Streik am Uniklinikum Bonn zulässig
Den Antrag auf Erlass einer einstweiligen Verfügung zum Widerruf des Streikaufrufs und zur Unterlassung weiterer Streikmaßnahmen hatte das Arbeitsgericht in erster Instanz abgewiesen. Die gegen dieses Urteil eingelegte Berufung des Universitätsklinikums Bonn wies das Landesarbeitsgericht Köln nunmehr zurück.

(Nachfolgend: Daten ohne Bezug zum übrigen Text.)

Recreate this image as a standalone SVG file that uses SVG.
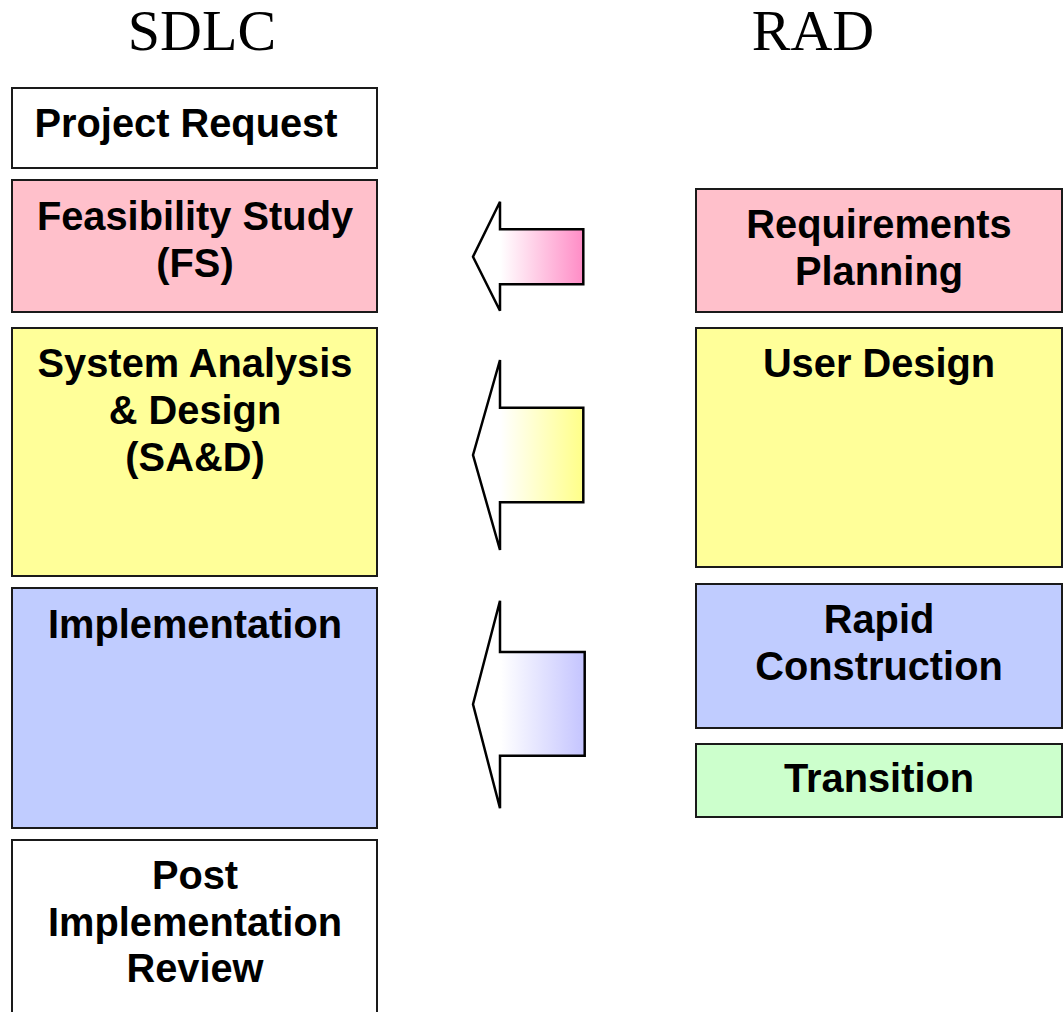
<svg xmlns="http://www.w3.org/2000/svg" width="1064" height="1012" viewBox="0 0 1064 1012">
<style>
.box{stroke:#1a1a1a;stroke-width:2}
.lbl{font-family:"Liberation Sans",Arial,sans-serif;font-weight:bold;font-size:39.8px;fill:#000;text-anchor:middle}
.ttl{font-family:"Liberation Serif","Times New Roman",serif;font-size:58px;fill:#000;text-anchor:middle}
.arr{stroke:#000;stroke-width:2.5;stroke-linejoin:miter}
</style>
<defs>
<linearGradient id="gPink" x1="0" y1="0" x2="1" y2="0">
<stop offset="0.25" stop-color="#ffffff"/><stop offset="1" stop-color="#ff8cc6"/>
</linearGradient>
<linearGradient id="gYellow" x1="0" y1="0" x2="1" y2="0">
<stop offset="0.25" stop-color="#ffffff"/><stop offset="1" stop-color="#ffff88"/>
</linearGradient>
<linearGradient id="gBlue" x1="0" y1="0" x2="1" y2="0">
<stop offset="0.25" stop-color="#ffffff"/><stop offset="1" stop-color="#c4c4ff"/>
</linearGradient>
</defs>
<rect width="1064" height="1012" fill="#ffffff"/>
<g id="titles">
<text class="ttl" x="202" y="50">SDLC</text>
<text class="ttl" x="813" y="50">RAD</text>
</g>
<g id="project-request">
<rect class="box" x="12" y="88" width="365" height="80" fill="#ffffff"/>
<text class="lbl" x="186" y="137">Project Request</text>
</g>
<g id="feasibility-study">
<rect class="box" x="12" y="180" width="365" height="132" fill="#ffc0cb"/>
<text class="lbl" x="195" y="230">Feasibility Study</text>
<text class="lbl" x="195" y="277">(FS)</text>
</g>
<g id="sad">
<rect class="box" x="12" y="328" width="365" height="248" fill="#ffff99"/>
<text class="lbl" x="195" y="377">System Analysis</text>
<text class="lbl" x="195" y="424">&amp; Design</text>
<text class="lbl" x="195" y="471">(SA&amp;D)</text>
</g>
<g id="implementation">
<rect class="box" x="12" y="588" width="365" height="240" fill="#c0ccff"/>
<text class="lbl" x="195" y="638">Implementation</text>
</g>
<g id="post-implementation-review">
<rect class="box" x="12" y="840" width="365" height="200" fill="#ffffff"/>
<text class="lbl" x="195" y="889">Post</text>
<text class="lbl" x="195" y="936">Implementation</text>
<text class="lbl" x="195" y="982">Review</text>
</g>
<g id="requirements-planning">
<rect class="box" x="696" y="189" width="366" height="123" fill="#ffc0cb"/>
<text class="lbl" x="879" y="238">Requirements</text>
<text class="lbl" x="879" y="285">Planning</text>
</g>
<g id="user-design">
<rect class="box" x="696" y="328" width="366" height="239" fill="#ffff99"/>
<text class="lbl" x="879" y="377">User Design</text>
</g>
<g id="rapid-construction">
<rect class="box" x="696" y="584" width="366" height="144" fill="#c0ccff"/>
<text class="lbl" x="879" y="633">Rapid</text>
<text class="lbl" x="879" y="680">Construction</text>
</g>
<g id="transition">
<rect class="box" x="696" y="744" width="366" height="73" fill="#ccffcc"/>
<text class="lbl" x="879" y="792">Transition</text>
</g>
<g id="connectors">
<polygon class="arr" fill="url(#gPink)" points="473,256.7 500,201.7 500,229.3 583.3,229.3 583.3,284.3 500,284.3 500,310.7"/>
<polygon class="arr" fill="url(#gYellow)" points="473,455 500,360 500,407.7 583.3,407.7 583.3,502.3 500,502.3 500,550"/>
<polygon class="arr" fill="url(#gBlue)" points="473,704.3 500,600.7 500,652 584.7,652 584.7,755.7 500,755.7 500,808.3"/>
</g>
</svg>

Der Streik ist auch nicht rechtswidrig mangels tariflicher Regelbarkeit aufgrund ausschließender Regelungen des Gesetzes über die Pflegeberufe sowie des Gesetzes über den Beruf der Anästhesietechnischen Assistentin und des Anästhesietechnischen Assistenten und über den Beruf der Operationstechnischen Assistentin und des Operationstechnischen Assistenten. Diese gesetzlichen Regelungen stehen nach Wortlaut sowie ihrem Sinn und Zweck insbesondere einer zur Stärkung der Ausbildungsqualität beabsichtigten günstigeren Regelung der Tarifvertragsparteien nicht entgegen. Es handelt sich hierbei um eine angestrebte Verbesserung von Arbeits- bzw. Ausbildungsbedingungen, die – anders als Ausbildungsinhalte – dem Schutzbereich des Art. 9 Abs. 3 GG unterfällt. Der Streik für einen „Tarifvertrag Entlastung“ verstößt nicht gegen die tarifvertragliche Friedenspflicht. Weder der TV-L noch die einschlägigen Ausbildungstarifverträge TVA-L Gesundheitsberufe und dem TVA-L Pflege regeln (abschließend) das Streikziel einer präventiven, vorbeugenden Verhinderung des Entstehens spezifischer Belastungssituationen.
Schließlich ist der Streik derzeit nicht unverhältnismäßig. Das Streikrecht aus Art. 9 Abs. 3 des Grundgesetzes (GG) unterliegt Einschränkungen, soweit verfassungsrechtlich geschützte Güter Dritter – hier Patientenrechte nach Art. 2 Abs. 2 GG – betroffen sind. Es bedarf eines Ausgleichs der beiderseitig verfassungsrechtlich geschützten Rechtspositionen im Wege der praktischen Konkordanz. Dieser Grundsatz fordert, dass nicht eine der widerstreitenden Rechtspositionen bevorzugt und maximal durchgesetzt wird. Alle Interessen müssen einen möglichst schonenden Ausgleich erfahren. Im Bereich der Daseinsvorsorge eines Klinikbetriebs bedeutet dies, dass vorrangig eine angemessene, ausreichende und geeignete Notversorgung sicher zu stellen ist. Eine Notversorgung, die diesen Anforderungen entspricht, haben die Parteien in konstruktiver Art und Weise im Verhandlungstermin am 29.6.2022 vereinbart, indem sie u.a. die Notversorgung qualitativ und quantitativ durch die Erhöhung des Mindestbetriebs von 16 Operationssälen auf 25 Operationssäle nebst entsprechendem Fachpersonal verbesserten.